A ÚLTIMA VIAGEM (FINAL)
Os filhos, bons filhos, prometeram à velhinha que nunca haveriam de esquecer dos pais, nunca, nunca. Mas se revoltaram; se o pai estivesse ali as coisas seriam diferentes, um pouquinho mais amenas. Chegou a manhãzinha. O médico havia dito que só um milagre salvaria a paciente... o milagre não aconteceu. Choro, lágrimas, desmaios, tudo que acontece em casos idênticos aconteceu ali. O velório foi no necrotério municipal. O povo do bairro do Bracaiá veio inteiro e tudo se consumou.
Vamos agora deixar por conta do óbvio o sepultamento e o retorno dos três filhos e o reinício de uma outra vida, se é que se pode chamar de vida três solteiros órfãos e uma fazendola abandonada por cuidar. Voltemos nossa atenção à Dona Cremilda.
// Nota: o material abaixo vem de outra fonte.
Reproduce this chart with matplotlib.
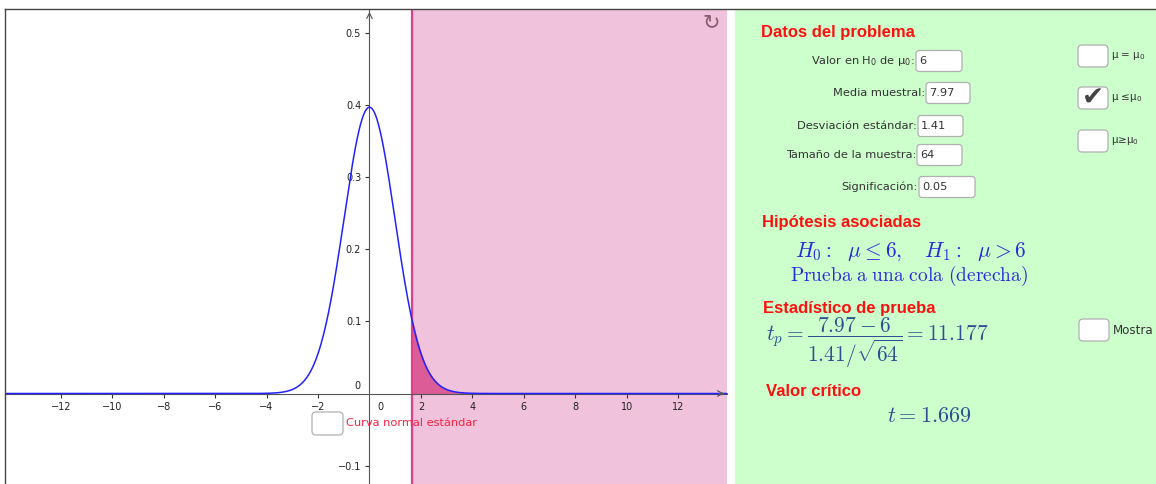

Nos últimos instantes de vida aqui na Terra, ela, rezando alto, pediu a Deus que olhasse por seus queridos filhos na Terra, que ela sabia não ter cumprido o seu dever de cristã, mas estava disposta a expiar as suas faltas cometidas na juventude e que ficara em segredo somente entre ela e Agenor. Que hoje ela sabia ter de pagar o seu grande pecado cometido. Cristo já nos disse que: “Não tomeis o bom por bom nem o mau por mau” e “Não julgueis para não serdes julgados”. Lembrando estas palavras de Cristo ela entrou em agonia até completar o óbito.
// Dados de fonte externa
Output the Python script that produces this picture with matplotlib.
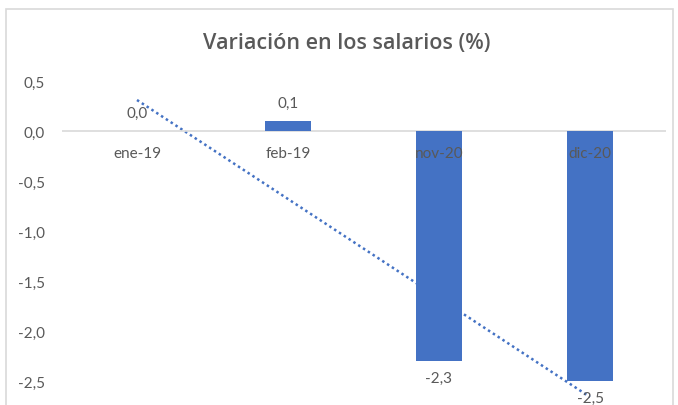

O tempo passou. Depois de um longo período de aflição na escuridão total, sem saber a quem mais apelar, o espírito de Dona Cremilda expiou os martírios necessários para a sua evolução espiritual. Quando conseguiu abrir os olhos, pode ver que estava num terrível pantanal, entre os réptis peçonhentos, como cobras de todos os tamanhos, rãs, sapos, escorpiões, etc. que lhe faziam companhia e se enrolavam em seu corpo fluídico. Quanto mais o espírito tentava sair dali mais afundava e mais os bichos corriam pelo seu corpo. Ao ver-se naquele inferno o espírito de Dona Cremilda começou a gritar pelos santos de sua devoção que lhe tirassem dali, mas ninguém aparecia. Quando esqueceu um pouco dos réptis peçonhentos e levantou os olhos para a margem desse orco terrível, viu uma mão estendida para ele e ouviu uma voz:
— Vem querida, o seu sofrimento já acabou. Era Agenor, vestido inteiro de branco entendia-lhe a mão para o divino socorro. Ao sair do orco em que ficou, nem sabe quanto tempo, o espírito de Dona Cremilda percebeu que estava limpo daquela lama pegajosa e já podia ver tudo. Abraçou Agenor e perguntou-lhe:
— Meu amor, o que aconteceu com você?
Agenor responde:
— Eu fui assaltado na minha última viagem, pois ia levando jóias para você e relógios de ouro para nossos filhos, tudo de muito valor e nesse assalto tiraram-me também a vida, mas já pedi ao Pai que perdoe aos rapazes que me fizeram isso e eles serão perdoados. Mas agora é muito cedo para recordações. Vamos para casa, você vai gostar. Eu fiquei muito tempo cuidando da casa e do jardim no qual plantei todos os tipos de flores que você gostava e outras tão lindas que não existem na Terra. Não é somente uma casa, mas uma chácara divina que ganhei de Jesus pelo meu pequenino trabalho na seara da caridade. Com a permissão dos mentores espirituais dei um nome à nossa chácara, um nome lindo.
— Qual o nome? perguntou o espírito de Cremilda.
E Agenor respondeu:
— É um nome lindo, nome de rainha, nome de pessoas bem sucedidas em tudo que fazem. Chama-se CHÁCARA ELIZABETH, mas isto, teremos muito tempo para conversar, não se preocupe agora.
Pegando na mão do espírito de Cremilda, Agenor, também espírito, subiram pelo infinito, volitando livres, felizes, leves, para a nova morada. Nesse instante, na Terra, lá longe, naquele planeta azul, na cidade de Salé, os sinos repicaram para a missa do Domingo de Ramos. E os seus filhos, vestidos com roupas novas, sapatos brilhantes, numa charrete puxada por dois cavalos brancos, levando ramos para o padre benzer, chegavam à Igreja e eram cumprimentados pelo povo que os chamava de senhores. Era Domingo de Ramos.